Omit the images, then print each record below exactly as it reads.

── LISTED ENTRIES

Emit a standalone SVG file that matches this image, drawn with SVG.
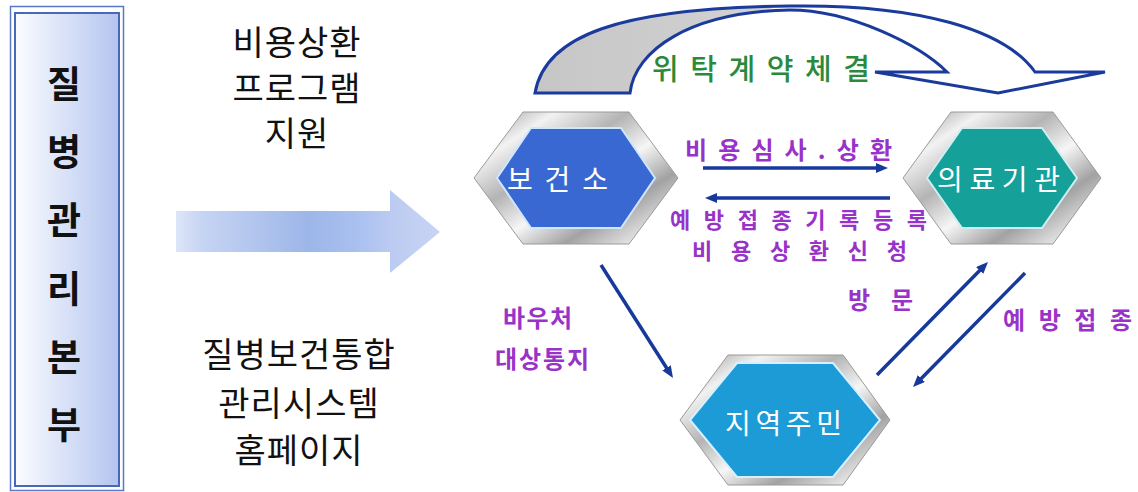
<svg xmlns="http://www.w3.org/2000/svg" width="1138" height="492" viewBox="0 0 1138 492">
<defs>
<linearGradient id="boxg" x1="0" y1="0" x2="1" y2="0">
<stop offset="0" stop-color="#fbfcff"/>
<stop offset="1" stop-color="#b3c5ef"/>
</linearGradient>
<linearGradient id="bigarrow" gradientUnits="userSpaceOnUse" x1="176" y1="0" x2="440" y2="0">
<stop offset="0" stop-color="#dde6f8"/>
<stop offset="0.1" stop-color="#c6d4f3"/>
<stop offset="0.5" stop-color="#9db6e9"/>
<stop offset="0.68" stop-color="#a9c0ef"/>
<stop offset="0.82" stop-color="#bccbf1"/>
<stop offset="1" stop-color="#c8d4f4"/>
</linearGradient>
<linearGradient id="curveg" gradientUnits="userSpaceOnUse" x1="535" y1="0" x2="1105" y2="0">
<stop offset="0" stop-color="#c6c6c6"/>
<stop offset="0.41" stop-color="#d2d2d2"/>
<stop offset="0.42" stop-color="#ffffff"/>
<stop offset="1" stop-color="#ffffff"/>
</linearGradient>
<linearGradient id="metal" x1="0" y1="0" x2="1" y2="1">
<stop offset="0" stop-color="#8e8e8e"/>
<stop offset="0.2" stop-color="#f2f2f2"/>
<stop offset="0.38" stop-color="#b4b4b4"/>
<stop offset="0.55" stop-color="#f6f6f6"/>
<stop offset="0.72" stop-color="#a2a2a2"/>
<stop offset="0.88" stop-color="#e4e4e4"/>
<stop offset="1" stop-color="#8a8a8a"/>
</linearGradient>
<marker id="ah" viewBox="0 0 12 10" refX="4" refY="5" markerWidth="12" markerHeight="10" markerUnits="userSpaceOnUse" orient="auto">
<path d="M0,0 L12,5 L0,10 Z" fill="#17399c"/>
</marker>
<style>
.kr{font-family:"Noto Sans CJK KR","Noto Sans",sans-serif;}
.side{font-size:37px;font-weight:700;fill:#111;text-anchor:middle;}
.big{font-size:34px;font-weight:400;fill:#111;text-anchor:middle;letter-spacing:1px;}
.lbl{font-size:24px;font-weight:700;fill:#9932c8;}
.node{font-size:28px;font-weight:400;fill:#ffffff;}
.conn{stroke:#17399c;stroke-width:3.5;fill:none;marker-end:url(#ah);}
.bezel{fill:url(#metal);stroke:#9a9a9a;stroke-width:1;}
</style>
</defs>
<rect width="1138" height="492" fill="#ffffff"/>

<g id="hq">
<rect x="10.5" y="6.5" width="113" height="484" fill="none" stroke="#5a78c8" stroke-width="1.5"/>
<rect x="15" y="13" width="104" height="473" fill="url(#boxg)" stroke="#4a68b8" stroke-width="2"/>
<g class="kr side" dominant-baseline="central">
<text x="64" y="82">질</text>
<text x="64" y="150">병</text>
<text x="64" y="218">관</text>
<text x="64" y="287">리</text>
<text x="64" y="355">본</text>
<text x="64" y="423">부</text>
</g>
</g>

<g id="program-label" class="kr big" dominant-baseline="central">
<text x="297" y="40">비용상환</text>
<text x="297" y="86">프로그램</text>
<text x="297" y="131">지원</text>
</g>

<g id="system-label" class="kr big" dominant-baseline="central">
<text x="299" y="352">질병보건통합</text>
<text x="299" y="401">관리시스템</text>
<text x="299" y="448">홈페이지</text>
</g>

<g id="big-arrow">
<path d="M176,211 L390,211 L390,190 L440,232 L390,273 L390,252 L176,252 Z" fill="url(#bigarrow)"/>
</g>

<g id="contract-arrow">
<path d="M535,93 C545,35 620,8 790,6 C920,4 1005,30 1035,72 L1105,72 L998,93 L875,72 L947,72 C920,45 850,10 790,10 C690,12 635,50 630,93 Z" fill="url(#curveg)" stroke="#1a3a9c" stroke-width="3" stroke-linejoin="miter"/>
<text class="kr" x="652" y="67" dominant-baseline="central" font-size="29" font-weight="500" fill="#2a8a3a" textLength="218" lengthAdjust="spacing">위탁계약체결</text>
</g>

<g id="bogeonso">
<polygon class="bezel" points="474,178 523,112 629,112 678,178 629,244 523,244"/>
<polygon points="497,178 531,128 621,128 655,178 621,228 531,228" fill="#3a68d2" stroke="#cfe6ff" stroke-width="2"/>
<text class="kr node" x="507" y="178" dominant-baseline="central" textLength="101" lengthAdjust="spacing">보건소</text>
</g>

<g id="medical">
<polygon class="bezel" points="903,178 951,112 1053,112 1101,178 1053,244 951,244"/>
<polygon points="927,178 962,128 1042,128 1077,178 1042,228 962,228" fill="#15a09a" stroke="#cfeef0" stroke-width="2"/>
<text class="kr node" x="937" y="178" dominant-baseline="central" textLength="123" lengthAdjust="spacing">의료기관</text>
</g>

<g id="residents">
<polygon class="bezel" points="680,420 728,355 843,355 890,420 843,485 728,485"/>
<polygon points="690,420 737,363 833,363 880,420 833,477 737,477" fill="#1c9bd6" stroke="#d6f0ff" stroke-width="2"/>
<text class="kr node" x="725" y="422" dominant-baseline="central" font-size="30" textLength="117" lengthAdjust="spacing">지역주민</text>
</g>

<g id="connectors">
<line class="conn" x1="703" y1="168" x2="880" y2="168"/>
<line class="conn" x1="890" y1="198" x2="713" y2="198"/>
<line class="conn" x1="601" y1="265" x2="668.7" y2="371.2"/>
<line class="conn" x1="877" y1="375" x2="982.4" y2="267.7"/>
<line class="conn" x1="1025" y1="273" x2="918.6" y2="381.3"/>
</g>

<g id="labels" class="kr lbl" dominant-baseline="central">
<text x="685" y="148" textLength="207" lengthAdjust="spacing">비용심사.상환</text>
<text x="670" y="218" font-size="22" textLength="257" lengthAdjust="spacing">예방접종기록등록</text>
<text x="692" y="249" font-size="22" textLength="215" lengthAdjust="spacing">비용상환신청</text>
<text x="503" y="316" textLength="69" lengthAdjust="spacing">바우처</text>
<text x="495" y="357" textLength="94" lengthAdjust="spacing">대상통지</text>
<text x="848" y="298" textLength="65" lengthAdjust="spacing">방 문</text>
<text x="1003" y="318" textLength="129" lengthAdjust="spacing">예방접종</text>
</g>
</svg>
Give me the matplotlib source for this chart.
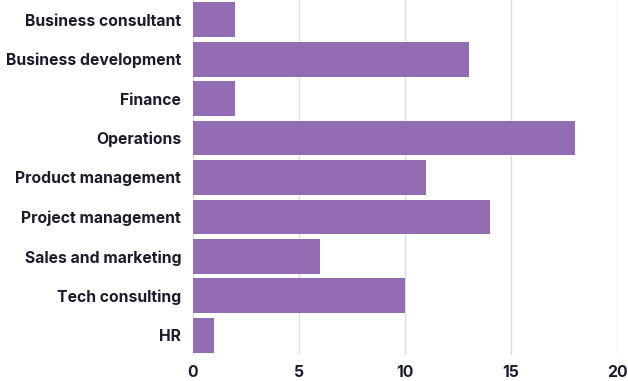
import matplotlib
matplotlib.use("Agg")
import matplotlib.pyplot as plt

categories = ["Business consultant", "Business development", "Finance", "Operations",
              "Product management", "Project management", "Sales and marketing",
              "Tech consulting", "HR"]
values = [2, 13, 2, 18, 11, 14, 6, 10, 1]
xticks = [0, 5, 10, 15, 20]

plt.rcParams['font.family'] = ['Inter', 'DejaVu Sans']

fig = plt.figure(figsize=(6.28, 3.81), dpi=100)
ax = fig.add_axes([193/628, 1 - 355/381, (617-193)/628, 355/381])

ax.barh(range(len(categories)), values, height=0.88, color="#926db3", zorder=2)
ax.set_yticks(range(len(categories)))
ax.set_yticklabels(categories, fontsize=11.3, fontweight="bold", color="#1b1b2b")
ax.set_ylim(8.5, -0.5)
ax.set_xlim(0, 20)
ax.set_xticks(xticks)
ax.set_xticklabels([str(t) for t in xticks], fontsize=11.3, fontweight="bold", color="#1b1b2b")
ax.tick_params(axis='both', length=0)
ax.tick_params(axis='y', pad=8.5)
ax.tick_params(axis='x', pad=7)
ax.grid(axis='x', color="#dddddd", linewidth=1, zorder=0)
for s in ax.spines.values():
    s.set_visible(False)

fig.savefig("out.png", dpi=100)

────

(TASK OUTPUT)
Emit a standalone SVG file that matches this image, drawn with SVG.
<svg xmlns="http://www.w3.org/2000/svg" width="1138" height="492" viewBox="0 0 1138 492">
<defs>
<linearGradient id="boxg" x1="0" y1="0" x2="1" y2="0">
<stop offset="0" stop-color="#fbfcff"/>
<stop offset="1" stop-color="#b3c5ef"/>
</linearGradient>
<linearGradient id="bigarrow" gradientUnits="userSpaceOnUse" x1="176" y1="0" x2="440" y2="0">
<stop offset="0" stop-color="#dde6f8"/>
<stop offset="0.1" stop-color="#c6d4f3"/>
<stop offset="0.5" stop-color="#9db6e9"/>
<stop offset="0.68" stop-color="#a9c0ef"/>
<stop offset="0.82" stop-color="#bccbf1"/>
<stop offset="1" stop-color="#c8d4f4"/>
</linearGradient>
<linearGradient id="curveg" gradientUnits="userSpaceOnUse" x1="535" y1="0" x2="1105" y2="0">
<stop offset="0" stop-color="#c6c6c6"/>
<stop offset="0.41" stop-color="#d2d2d2"/>
<stop offset="0.42" stop-color="#ffffff"/>
<stop offset="1" stop-color="#ffffff"/>
</linearGradient>
<linearGradient id="metal" x1="0" y1="0" x2="1" y2="1">
<stop offset="0" stop-color="#8e8e8e"/>
<stop offset="0.2" stop-color="#f2f2f2"/>
<stop offset="0.38" stop-color="#b4b4b4"/>
<stop offset="0.55" stop-color="#f6f6f6"/>
<stop offset="0.72" stop-color="#a2a2a2"/>
<stop offset="0.88" stop-color="#e4e4e4"/>
<stop offset="1" stop-color="#8a8a8a"/>
</linearGradient>
<marker id="ah" viewBox="0 0 12 10" refX="4" refY="5" markerWidth="12" markerHeight="10" markerUnits="userSpaceOnUse" orient="auto">
<path d="M0,0 L12,5 L0,10 Z" fill="#17399c"/>
</marker>
<style>
.kr{font-family:"Noto Sans CJK KR","Noto Sans",sans-serif;}
.side{font-size:37px;font-weight:700;fill:#111;text-anchor:middle;}
.big{font-size:34px;font-weight:400;fill:#111;text-anchor:middle;letter-spacing:1px;}
.lbl{font-size:24px;font-weight:700;fill:#9932c8;}
.node{font-size:28px;font-weight:400;fill:#ffffff;}
.conn{stroke:#17399c;stroke-width:3.5;fill:none;marker-end:url(#ah);}
.bezel{fill:url(#metal);stroke:#9a9a9a;stroke-width:1;}
</style>
</defs>
<rect width="1138" height="492" fill="#ffffff"/>

<g id="hq">
<rect x="10.5" y="6.5" width="113" height="484" fill="none" stroke="#5a78c8" stroke-width="1.5"/>
<rect x="15" y="13" width="104" height="473" fill="url(#boxg)" stroke="#4a68b8" stroke-width="2"/>
<g class="kr side" dominant-baseline="central">
<text x="64" y="82">질</text>
<text x="64" y="150">병</text>
<text x="64" y="218">관</text>
<text x="64" y="287">리</text>
<text x="64" y="355">본</text>
<text x="64" y="423">부</text>
</g>
</g>

<g id="program-label" class="kr big" dominant-baseline="central">
<text x="297" y="40">비용상환</text>
<text x="297" y="86">프로그램</text>
<text x="297" y="131">지원</text>
</g>

<g id="system-label" class="kr big" dominant-baseline="central">
<text x="299" y="352">질병보건통합</text>
<text x="299" y="401">관리시스템</text>
<text x="299" y="448">홈페이지</text>
</g>

<g id="big-arrow">
<path d="M176,211 L390,211 L390,190 L440,232 L390,273 L390,252 L176,252 Z" fill="url(#bigarrow)"/>
</g>

<g id="contract-arrow">
<path d="M535,93 C545,35 620,8 790,6 C920,4 1005,30 1035,72 L1105,72 L998,93 L875,72 L947,72 C920,45 850,10 790,10 C690,12 635,50 630,93 Z" fill="url(#curveg)" stroke="#1a3a9c" stroke-width="3" stroke-linejoin="miter"/>
<text class="kr" x="652" y="67" dominant-baseline="central" font-size="29" font-weight="500" fill="#2a8a3a" textLength="218" lengthAdjust="spacing">위탁계약체결</text>
</g>

<g id="bogeonso">
<polygon class="bezel" points="474,178 523,112 629,112 678,178 629,244 523,244"/>
<polygon points="497,178 531,128 621,128 655,178 621,228 531,228" fill="#3a68d2" stroke="#cfe6ff" stroke-width="2"/>
<text class="kr node" x="507" y="178" dominant-baseline="central" textLength="101" lengthAdjust="spacing">보건소</text>
</g>

<g id="medical">
<polygon class="bezel" points="903,178 951,112 1053,112 1101,178 1053,244 951,244"/>
<polygon points="927,178 962,128 1042,128 1077,178 1042,228 962,228" fill="#15a09a" stroke="#cfeef0" stroke-width="2"/>
<text class="kr node" x="937" y="178" dominant-baseline="central" textLength="123" lengthAdjust="spacing">의료기관</text>
</g>

<g id="residents">
<polygon class="bezel" points="680,420 728,355 843,355 890,420 843,485 728,485"/>
<polygon points="690,420 737,363 833,363 880,420 833,477 737,477" fill="#1c9bd6" stroke="#d6f0ff" stroke-width="2"/>
<text class="kr node" x="725" y="422" dominant-baseline="central" font-size="30" textLength="117" lengthAdjust="spacing">지역주민</text>
</g>

<g id="connectors">
<line class="conn" x1="703" y1="168" x2="880" y2="168"/>
<line class="conn" x1="890" y1="198" x2="713" y2="198"/>
<line class="conn" x1="601" y1="265" x2="668.7" y2="371.2"/>
<line class="conn" x1="877" y1="375" x2="982.4" y2="267.7"/>
<line class="conn" x1="1025" y1="273" x2="918.6" y2="381.3"/>
</g>

<g id="labels" class="kr lbl" dominant-baseline="central">
<text x="685" y="148" textLength="207" lengthAdjust="spacing">비용심사.상환</text>
<text x="670" y="218" font-size="22" textLength="257" lengthAdjust="spacing">예방접종기록등록</text>
<text x="692" y="249" font-size="22" textLength="215" lengthAdjust="spacing">비용상환신청</text>
<text x="503" y="316" textLength="69" lengthAdjust="spacing">바우처</text>
<text x="495" y="357" textLength="94" lengthAdjust="spacing">대상통지</text>
<text x="848" y="298" textLength="65" lengthAdjust="spacing">방 문</text>
<text x="1003" y="318" textLength="129" lengthAdjust="spacing">예방접종</text>
</g>
</svg>
Give me the matplotlib source for this chart.
import matplotlib
matplotlib.use("Agg")
import matplotlib.pyplot as plt

categories = ["Business consultant", "Business development", "Finance", "Operations",
              "Product management", "Project management", "Sales and marketing",
              "Tech consulting", "HR"]
values = [2, 13, 2, 18, 11, 14, 6, 10, 1]
xticks = [0, 5, 10, 15, 20]

plt.rcParams['font.family'] = ['Inter', 'DejaVu Sans']

fig = plt.figure(figsize=(6.28, 3.81), dpi=100)
ax = fig.add_axes([193/628, 1 - 355/381, (617-193)/628, 355/381])

ax.barh(range(len(categories)), values, height=0.88, color="#926db3", zorder=2)
ax.set_yticks(range(len(categories)))
ax.set_yticklabels(categories, fontsize=11.3, fontweight="bold", color="#1b1b2b")
ax.set_ylim(8.5, -0.5)
ax.set_xlim(0, 20)
ax.set_xticks(xticks)
ax.set_xticklabels([str(t) for t in xticks], fontsize=11.3, fontweight="bold", color="#1b1b2b")
ax.tick_params(axis='both', length=0)
ax.tick_params(axis='y', pad=8.5)
ax.tick_params(axis='x', pad=7)
ax.grid(axis='x', color="#dddddd", linewidth=1, zorder=0)
for s in ax.spines.values():
    s.set_visible(False)

fig.savefig("out.png", dpi=100)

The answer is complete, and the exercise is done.